(TASK PROMPT)
Leave the pictures out and retype the lines from the beginning through the line with "import numpy as np", both ends included.

(RECORDED DATA)

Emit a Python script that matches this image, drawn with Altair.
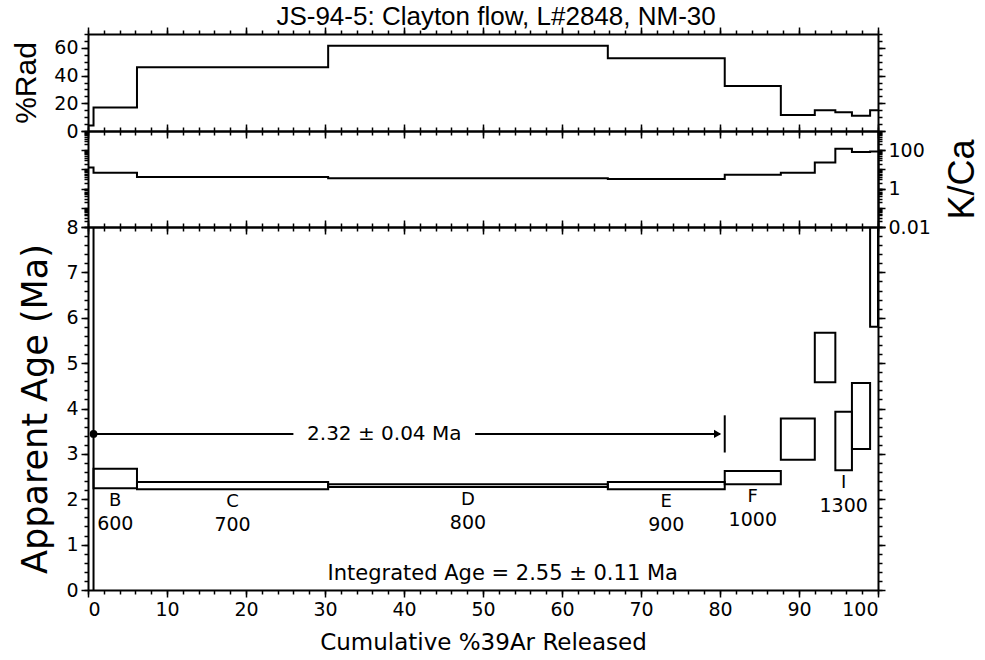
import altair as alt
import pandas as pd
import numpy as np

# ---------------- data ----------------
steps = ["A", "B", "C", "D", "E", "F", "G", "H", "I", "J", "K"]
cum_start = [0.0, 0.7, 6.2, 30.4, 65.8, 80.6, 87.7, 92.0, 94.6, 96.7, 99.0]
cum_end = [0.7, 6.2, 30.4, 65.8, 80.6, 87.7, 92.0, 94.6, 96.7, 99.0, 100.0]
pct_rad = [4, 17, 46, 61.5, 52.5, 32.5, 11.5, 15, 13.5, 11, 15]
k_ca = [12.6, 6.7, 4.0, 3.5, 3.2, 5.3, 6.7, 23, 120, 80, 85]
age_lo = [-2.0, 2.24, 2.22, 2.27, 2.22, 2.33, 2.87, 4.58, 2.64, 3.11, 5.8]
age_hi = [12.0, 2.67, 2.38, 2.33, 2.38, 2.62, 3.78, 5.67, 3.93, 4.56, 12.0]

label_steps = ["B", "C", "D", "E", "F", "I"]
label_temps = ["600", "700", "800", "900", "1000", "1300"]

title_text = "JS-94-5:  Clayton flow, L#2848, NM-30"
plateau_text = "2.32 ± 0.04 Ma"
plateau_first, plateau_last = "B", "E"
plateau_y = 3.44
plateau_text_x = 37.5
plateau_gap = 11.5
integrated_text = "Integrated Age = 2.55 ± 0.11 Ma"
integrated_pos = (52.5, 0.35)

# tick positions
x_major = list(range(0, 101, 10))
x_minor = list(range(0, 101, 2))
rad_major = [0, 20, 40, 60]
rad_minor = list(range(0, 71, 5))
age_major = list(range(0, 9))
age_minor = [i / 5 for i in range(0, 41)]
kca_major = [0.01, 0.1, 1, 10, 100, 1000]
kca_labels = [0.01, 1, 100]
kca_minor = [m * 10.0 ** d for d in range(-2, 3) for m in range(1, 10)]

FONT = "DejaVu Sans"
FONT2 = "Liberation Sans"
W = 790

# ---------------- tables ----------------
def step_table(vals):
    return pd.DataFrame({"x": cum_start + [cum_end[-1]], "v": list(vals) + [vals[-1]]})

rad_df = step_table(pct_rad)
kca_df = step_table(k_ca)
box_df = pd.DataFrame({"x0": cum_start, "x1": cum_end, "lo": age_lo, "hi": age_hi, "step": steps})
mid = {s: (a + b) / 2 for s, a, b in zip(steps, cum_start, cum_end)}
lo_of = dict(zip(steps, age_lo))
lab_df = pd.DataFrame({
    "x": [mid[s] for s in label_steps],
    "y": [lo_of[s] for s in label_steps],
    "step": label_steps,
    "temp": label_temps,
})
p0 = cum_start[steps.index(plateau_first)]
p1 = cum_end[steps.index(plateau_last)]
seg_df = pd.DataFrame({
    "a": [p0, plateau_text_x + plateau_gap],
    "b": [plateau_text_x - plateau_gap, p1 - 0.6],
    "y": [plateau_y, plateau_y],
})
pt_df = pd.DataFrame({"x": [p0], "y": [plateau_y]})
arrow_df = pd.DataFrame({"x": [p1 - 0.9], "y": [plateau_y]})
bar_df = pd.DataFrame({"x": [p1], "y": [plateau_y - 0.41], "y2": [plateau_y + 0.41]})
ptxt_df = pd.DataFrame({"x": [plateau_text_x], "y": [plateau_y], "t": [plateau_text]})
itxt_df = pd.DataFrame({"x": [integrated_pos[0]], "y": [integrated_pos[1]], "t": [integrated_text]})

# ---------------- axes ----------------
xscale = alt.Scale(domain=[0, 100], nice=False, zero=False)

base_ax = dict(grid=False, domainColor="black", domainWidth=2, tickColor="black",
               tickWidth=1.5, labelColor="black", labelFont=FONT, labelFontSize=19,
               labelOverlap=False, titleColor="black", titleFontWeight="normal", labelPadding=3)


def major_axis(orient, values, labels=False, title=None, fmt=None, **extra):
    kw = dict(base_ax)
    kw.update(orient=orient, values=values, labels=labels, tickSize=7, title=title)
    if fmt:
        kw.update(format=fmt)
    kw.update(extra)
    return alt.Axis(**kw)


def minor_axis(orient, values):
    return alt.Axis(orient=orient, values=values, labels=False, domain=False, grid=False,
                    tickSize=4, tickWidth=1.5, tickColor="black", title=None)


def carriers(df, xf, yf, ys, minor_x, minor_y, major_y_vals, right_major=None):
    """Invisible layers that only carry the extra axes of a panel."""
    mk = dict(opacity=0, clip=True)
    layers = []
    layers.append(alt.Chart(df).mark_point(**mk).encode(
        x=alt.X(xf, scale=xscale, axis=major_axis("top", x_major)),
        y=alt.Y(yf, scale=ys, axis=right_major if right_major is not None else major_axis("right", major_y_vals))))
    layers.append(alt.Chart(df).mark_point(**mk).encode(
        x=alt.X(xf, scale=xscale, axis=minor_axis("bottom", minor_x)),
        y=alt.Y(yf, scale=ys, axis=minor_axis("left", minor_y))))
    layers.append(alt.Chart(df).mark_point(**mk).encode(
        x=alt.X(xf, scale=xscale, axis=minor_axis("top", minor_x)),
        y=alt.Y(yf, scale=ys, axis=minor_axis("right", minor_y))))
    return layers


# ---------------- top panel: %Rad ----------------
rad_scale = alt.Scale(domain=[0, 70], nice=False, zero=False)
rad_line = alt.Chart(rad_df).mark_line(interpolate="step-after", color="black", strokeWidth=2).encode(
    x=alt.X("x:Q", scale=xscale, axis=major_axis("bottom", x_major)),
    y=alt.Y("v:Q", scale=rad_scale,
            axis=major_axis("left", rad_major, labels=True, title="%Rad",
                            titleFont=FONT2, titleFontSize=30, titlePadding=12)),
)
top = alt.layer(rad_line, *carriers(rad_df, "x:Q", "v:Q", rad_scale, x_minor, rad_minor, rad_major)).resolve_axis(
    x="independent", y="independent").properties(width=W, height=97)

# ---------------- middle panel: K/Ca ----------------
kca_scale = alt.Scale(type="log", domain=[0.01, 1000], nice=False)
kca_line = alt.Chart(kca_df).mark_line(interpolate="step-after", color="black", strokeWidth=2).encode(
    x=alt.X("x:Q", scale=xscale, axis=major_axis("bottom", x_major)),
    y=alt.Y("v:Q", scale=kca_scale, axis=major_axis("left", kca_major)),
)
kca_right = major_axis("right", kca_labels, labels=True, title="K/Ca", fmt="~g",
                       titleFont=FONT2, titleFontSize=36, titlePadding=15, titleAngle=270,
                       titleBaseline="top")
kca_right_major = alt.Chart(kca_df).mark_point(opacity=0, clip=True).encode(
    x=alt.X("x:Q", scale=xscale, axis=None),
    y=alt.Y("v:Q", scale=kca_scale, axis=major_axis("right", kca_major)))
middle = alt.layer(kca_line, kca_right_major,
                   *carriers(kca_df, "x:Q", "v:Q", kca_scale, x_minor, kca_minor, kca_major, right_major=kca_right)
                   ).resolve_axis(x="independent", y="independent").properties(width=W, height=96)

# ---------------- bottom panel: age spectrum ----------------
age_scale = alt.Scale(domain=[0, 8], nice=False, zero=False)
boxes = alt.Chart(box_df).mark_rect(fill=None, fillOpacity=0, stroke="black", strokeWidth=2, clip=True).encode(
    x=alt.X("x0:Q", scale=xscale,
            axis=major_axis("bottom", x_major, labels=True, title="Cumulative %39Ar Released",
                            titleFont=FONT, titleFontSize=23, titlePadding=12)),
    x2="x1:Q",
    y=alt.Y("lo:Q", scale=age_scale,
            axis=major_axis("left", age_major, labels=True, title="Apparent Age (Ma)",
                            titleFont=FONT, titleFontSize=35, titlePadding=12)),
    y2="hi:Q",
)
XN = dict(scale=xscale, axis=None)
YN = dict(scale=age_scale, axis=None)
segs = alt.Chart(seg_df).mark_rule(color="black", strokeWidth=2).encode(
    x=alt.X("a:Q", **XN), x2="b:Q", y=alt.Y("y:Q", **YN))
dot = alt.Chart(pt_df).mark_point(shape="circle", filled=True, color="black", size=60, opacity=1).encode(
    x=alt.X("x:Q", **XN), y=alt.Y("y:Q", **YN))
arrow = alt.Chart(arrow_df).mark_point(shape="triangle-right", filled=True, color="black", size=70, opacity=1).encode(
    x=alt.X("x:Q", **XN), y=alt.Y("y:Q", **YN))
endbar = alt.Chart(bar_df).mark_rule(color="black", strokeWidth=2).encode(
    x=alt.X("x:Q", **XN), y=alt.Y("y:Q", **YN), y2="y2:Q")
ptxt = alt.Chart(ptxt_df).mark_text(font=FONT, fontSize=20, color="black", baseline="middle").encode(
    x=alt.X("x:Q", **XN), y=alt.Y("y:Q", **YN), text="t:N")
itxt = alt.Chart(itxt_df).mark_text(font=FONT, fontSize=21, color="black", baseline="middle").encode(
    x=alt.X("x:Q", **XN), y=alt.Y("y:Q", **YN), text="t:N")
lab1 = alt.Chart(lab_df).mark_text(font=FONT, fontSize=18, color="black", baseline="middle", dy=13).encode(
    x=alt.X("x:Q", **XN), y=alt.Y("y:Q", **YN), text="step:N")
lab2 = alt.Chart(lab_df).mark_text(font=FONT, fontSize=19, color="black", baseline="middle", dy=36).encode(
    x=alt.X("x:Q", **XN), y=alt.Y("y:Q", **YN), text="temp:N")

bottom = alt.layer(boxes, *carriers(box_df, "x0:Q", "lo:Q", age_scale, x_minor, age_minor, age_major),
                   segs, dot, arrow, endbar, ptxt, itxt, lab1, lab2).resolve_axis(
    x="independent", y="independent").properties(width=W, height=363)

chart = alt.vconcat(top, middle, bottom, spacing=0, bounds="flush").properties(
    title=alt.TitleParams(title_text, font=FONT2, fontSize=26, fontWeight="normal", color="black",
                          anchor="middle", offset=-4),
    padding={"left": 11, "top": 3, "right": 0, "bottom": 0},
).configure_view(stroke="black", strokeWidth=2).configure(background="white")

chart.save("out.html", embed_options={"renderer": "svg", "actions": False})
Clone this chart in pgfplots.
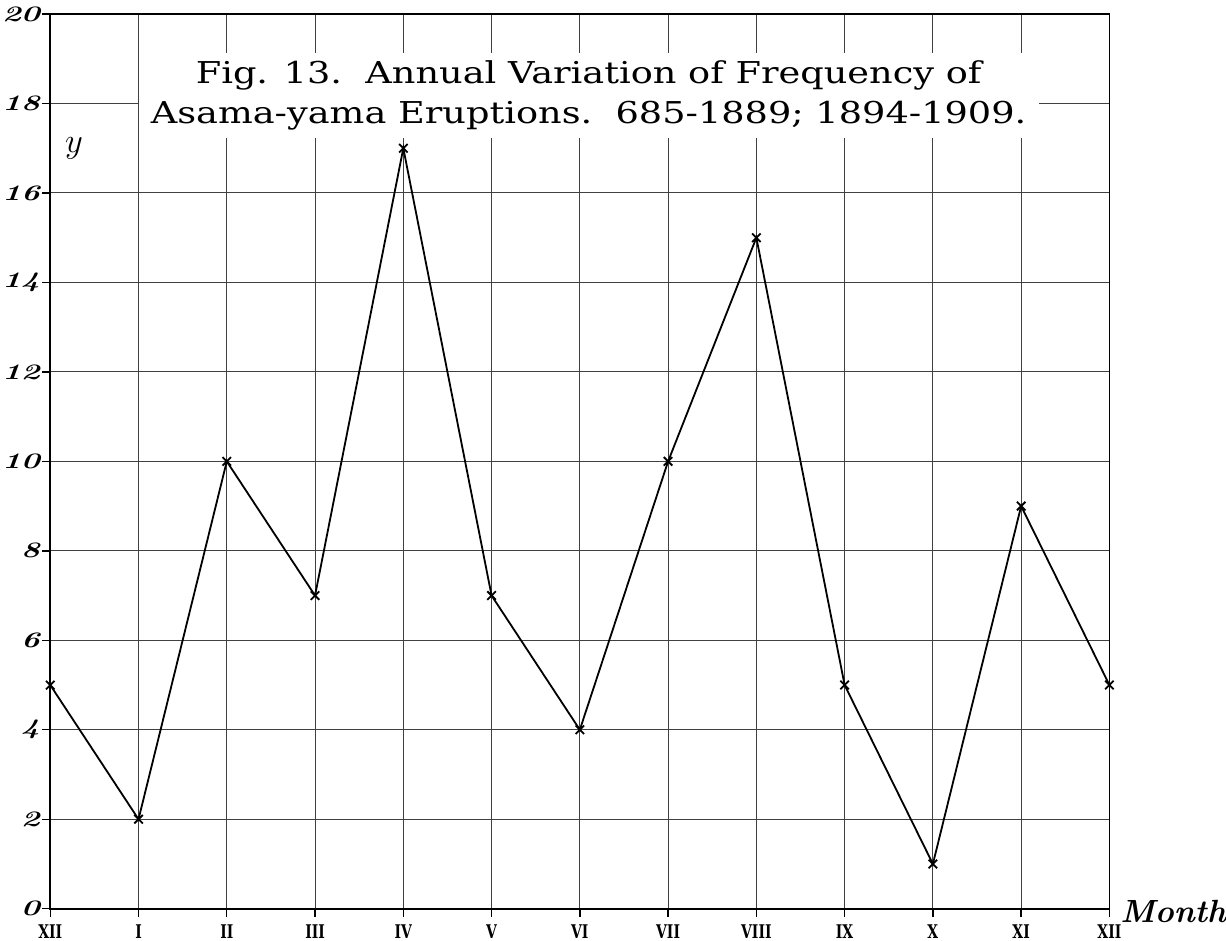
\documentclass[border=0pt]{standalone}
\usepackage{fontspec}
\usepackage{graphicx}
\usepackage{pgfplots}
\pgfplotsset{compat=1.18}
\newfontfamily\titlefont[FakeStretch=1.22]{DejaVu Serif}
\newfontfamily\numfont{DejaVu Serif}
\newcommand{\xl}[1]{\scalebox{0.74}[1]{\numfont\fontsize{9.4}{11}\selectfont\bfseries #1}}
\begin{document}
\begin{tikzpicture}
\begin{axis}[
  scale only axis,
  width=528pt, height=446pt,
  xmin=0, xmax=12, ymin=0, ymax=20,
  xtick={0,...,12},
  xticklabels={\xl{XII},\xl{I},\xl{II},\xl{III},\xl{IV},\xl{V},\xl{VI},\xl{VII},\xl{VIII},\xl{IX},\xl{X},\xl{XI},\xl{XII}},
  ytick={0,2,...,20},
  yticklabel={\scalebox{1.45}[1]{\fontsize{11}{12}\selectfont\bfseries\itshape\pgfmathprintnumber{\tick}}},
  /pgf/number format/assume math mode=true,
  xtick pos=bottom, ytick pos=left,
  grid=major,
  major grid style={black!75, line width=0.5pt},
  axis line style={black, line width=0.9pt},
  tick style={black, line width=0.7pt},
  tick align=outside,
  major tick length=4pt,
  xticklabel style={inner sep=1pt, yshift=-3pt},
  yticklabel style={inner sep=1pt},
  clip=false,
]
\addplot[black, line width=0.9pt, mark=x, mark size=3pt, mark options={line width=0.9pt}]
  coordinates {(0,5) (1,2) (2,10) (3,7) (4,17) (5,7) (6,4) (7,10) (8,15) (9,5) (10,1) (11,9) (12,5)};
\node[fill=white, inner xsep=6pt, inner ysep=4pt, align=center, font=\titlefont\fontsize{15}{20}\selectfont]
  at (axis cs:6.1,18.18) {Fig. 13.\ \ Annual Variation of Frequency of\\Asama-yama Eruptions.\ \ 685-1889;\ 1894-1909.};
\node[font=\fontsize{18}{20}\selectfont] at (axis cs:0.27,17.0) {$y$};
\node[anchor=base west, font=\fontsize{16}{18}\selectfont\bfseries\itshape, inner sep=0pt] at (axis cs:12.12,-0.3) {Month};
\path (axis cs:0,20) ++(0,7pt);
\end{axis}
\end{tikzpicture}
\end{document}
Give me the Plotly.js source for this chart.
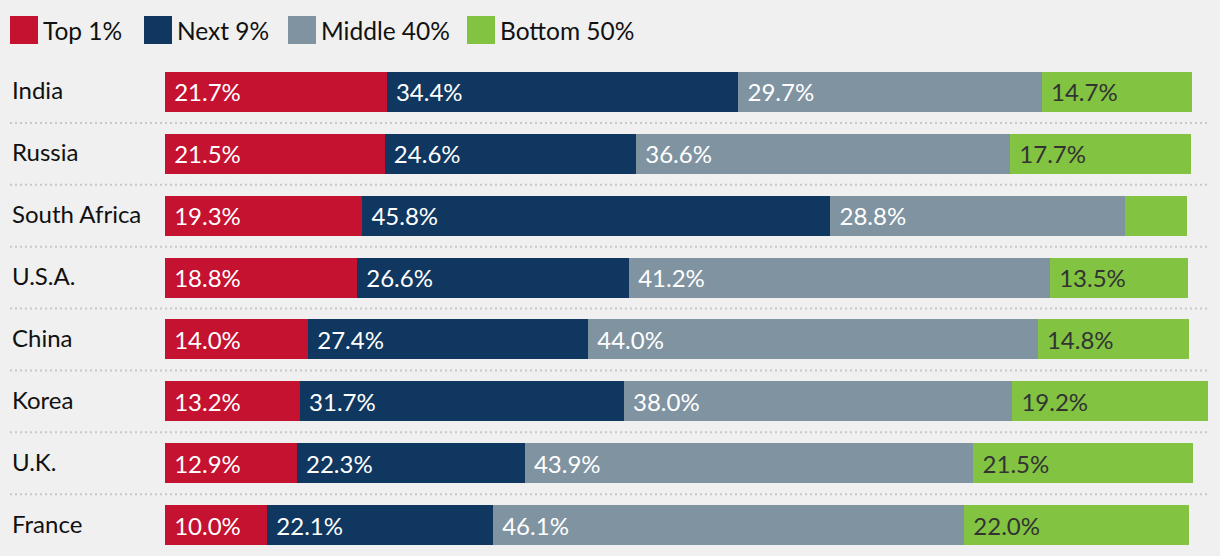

(THE REPLY)
Emit a Python script that matches this image, drawn with Altair.
import altair as alt
import pandas as pd
import numpy as np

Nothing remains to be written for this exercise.